There was an outpouring of joy and Eileen Dunne sort of smiled as she introduced the report on it on the Six One. It was "great news for Thurles" according to one person who was vox-popped by the posse of reporters that headed to Tipp for comment. At the shop itself, Stakelum's hardware, staff who were not part of the syndicate were delighted for those who were, the atmosphere in the place was "electric", there "wasn't a bad word to be said" and there certainly wasn't even an ounce of begrudgery to be found in the place. Those who were in the syndicate "deserved to win it", said one man just before he checked in the back to see if there were any more of those bronze-coloured sledgehammers left they had on sale last week.

These are good people, who have room in their hearts for other people’s joy. Someone clearly pulled down the shutters on mine before I was born even though I’m told wishing positive thoughts on others can only make you a better person or even help you live longer. I’m trying, but I fear my early demise.

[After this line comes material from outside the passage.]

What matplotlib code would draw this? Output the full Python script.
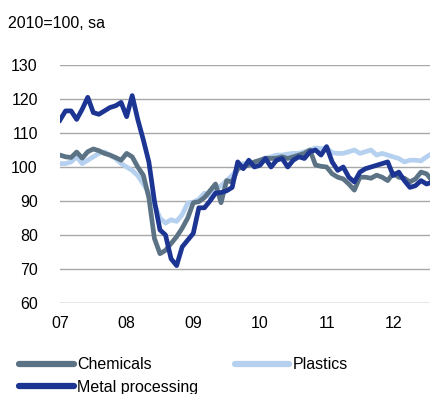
import numpy as np
import matplotlib
matplotlib.use("Agg")
import matplotlib.pyplot as plt

plt.rcParams['font.family'] = ['Liberation Sans', 'DejaVu Sans']

# Monthly index values, Jan 2007 onwards (2010=100, seasonally adjusted)
chemicals = [103.5, 103, 102.8, 104.4, 102.6, 104.5, 105.3, 104.8, 104, 103.5, 102.8, 102,
             104, 103, 100, 97.6, 91, 79, 74.5, 75.5, 77.5, 79.5, 82, 85,
             89.5, 89.8, 91, 93, 95, 89.5, 96, 95.6, 99.5, 100, 100.6, 101.5,
             102, 102.6, 102.5, 102.6, 103, 102.5, 103, 103.5, 104, 105, 100.6, 100.2,
             100, 98, 97, 96.5, 95, 93.2, 97, 97, 96.7, 97.6, 97, 96,
             98.2, 97, 96.7, 95.6, 96.5, 98.5, 98, 96]
plastics = [101, 101, 101.5, 103, 101, 102, 103, 104, 104.4, 103.5, 102.5, 101,
            100, 99, 97.5, 95, 92.3, 89, 85, 83.5, 84.5, 84, 86, 89.4,
            89.7, 90.5, 92.3, 91.2, 93.5, 94.5, 96, 97.5, 99.5, 101, 101, 101,
            101.5, 102.5, 103, 103.5, 103.5, 103.8, 104, 104, 104.5, 105, 105.6, 105.4,
            105.6, 104.2, 104, 104, 104.5, 105, 104, 104.5, 105, 103.5, 104, 103.5,
            103, 102.5, 101.5, 102, 102, 101.8, 103, 104]
metal = [113.8, 116.5, 116.5, 114, 117, 120.5, 116, 115.5, 116.5, 117.5, 118, 119,
         114.8, 121, 114, 108, 101.5, 90, 81.5, 80, 73, 71, 76.5, 78.5,
         80.5, 88, 88, 90, 92.3, 92.5, 93, 94, 101.5, 99.5, 102, 100,
         100.5, 102.5, 100, 102, 102.5, 100, 102, 103, 102.5, 104.5, 105, 103.5,
         106, 101.5, 99, 100, 97, 95.6, 98.5, 99.5, 100, 100.5, 101, 101.5,
         97.5, 98.5, 96, 94, 94.5, 96, 95, 95.5]

year_labels = ['07', '08', '09', '10', '11', '12']
y_ticks = [60, 70, 80, 90, 100, 110, 120, 130]

c_chem = '#5c7385'
c_plast = '#b5d1ef'
c_metal = '#1c3593'

fig = plt.figure(figsize=(4.31, 3.94), dpi=100)
ax = fig.add_axes([60 / 431, 1 - 303 / 394, 1 - 60 / 431, (303 - 65) / 394])

months = np.arange(len(metal))
lw = 3.4
l_chem, = ax.plot(months, chemicals, color=c_chem, lw=lw, label='Chemicals', solid_joinstyle='round', zorder=3)
l_plast, = ax.plot(months, plastics, color=c_plast, lw=lw, label='Plastics', solid_joinstyle='round', zorder=2)
l_metal, = ax.plot(months, metal, color=c_metal, lw=lw, label='Metal processing', solid_joinstyle='round', zorder=4)

ax.set_ylim(60, 130)
ax.set_xlim(0, 66.8)
ax.set_yticks(y_ticks)
ax.set_yticklabels([str(v) for v in y_ticks])
ax.set_xticks(np.arange(len(year_labels)) * 12)
ax.set_xticklabels(year_labels)
ax.tick_params(axis='both', length=0, labelsize=11.5, colors='black')
ax.tick_params(axis='y', pad=16)
ax.tick_params(axis='x', pad=9)

for v in y_ticks:
    ax.axhline(v, color='#a8a8a8' if v != 60 else '#808080', lw=1.0, zorder=1)
for s in ax.spines.values():
    s.set_visible(False)

fig.text(8 / 431, 1 - 23 / 394, '2010=100, sa', fontsize=11.5, va='center', ha='left')

# two columns, filled column-wise: Chemicals / Metal processing, then Plastics
leg = fig.legend([l_chem, l_metal, l_plast], ['Chemicals', 'Metal processing', 'Plastics'],
                 loc='upper left', bbox_to_anchor=(13 / 431, 1 - 351 / 394), ncol=2,
                 frameon=False, fontsize=11.5, handlelength=3.4, handletextpad=0.2,
                 columnspacing=2.3, labelspacing=0.45, borderaxespad=0)
for h in leg.get_lines():
    h.set_linewidth(4.5)
    h.set_solid_capstyle('round')

fig.savefig('out.png', dpi=100)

The shop owners who sell the tickets even seem to get great joy out of having done so. I'd be like "if only I had taken that winning ticket for myself and given them another one", I'd be the one picking out colours and soft furnishings for that derelict crack house in Ranelagh. Me. My jackpot. I start dreaming about what I would do with the cash and I have to switch off the telly and wonder what made me not walk into that shop and buy that ticket.

Questions

The same questions go round and round my head. Would you give up your job? Would you tell anybody? Is more than €10 million too much? Are you in the lottery syndicate at work? Should I get the shop assistant to check my tickets? The answers for me are most definitely, most definitely not, most definitely not, yes but can I enter more than once using pseudonyms? And absolutely never; I mean the temptation to dispose of the “losing” ticket would be too great.

I have, meanwhile, been taking comfort in a 1978 study about lottery winning and whether or not it makes a person happy. The study carried out at Northwestern University in 1978 notes that “eventually the thrill of winning the lottery will itself wear off” and that “as lottery winners become accustomed to the additional pleasures made possible by their new wealth, these pleasures should be experienced as less intense and should no longer contribute very much to their general level of happiness”. This helps.

And for the purposes of sanity, I have adopted some golden rules. I will never (again) forget to enter the syndicate at work and will never give a scratch card or lottery ticket as a present to somebody I know. Because, worse than hoping and then not winning vast sums of cash in pursuit of eternal happiness, the thought of somebody else winning it instead could be too much to take.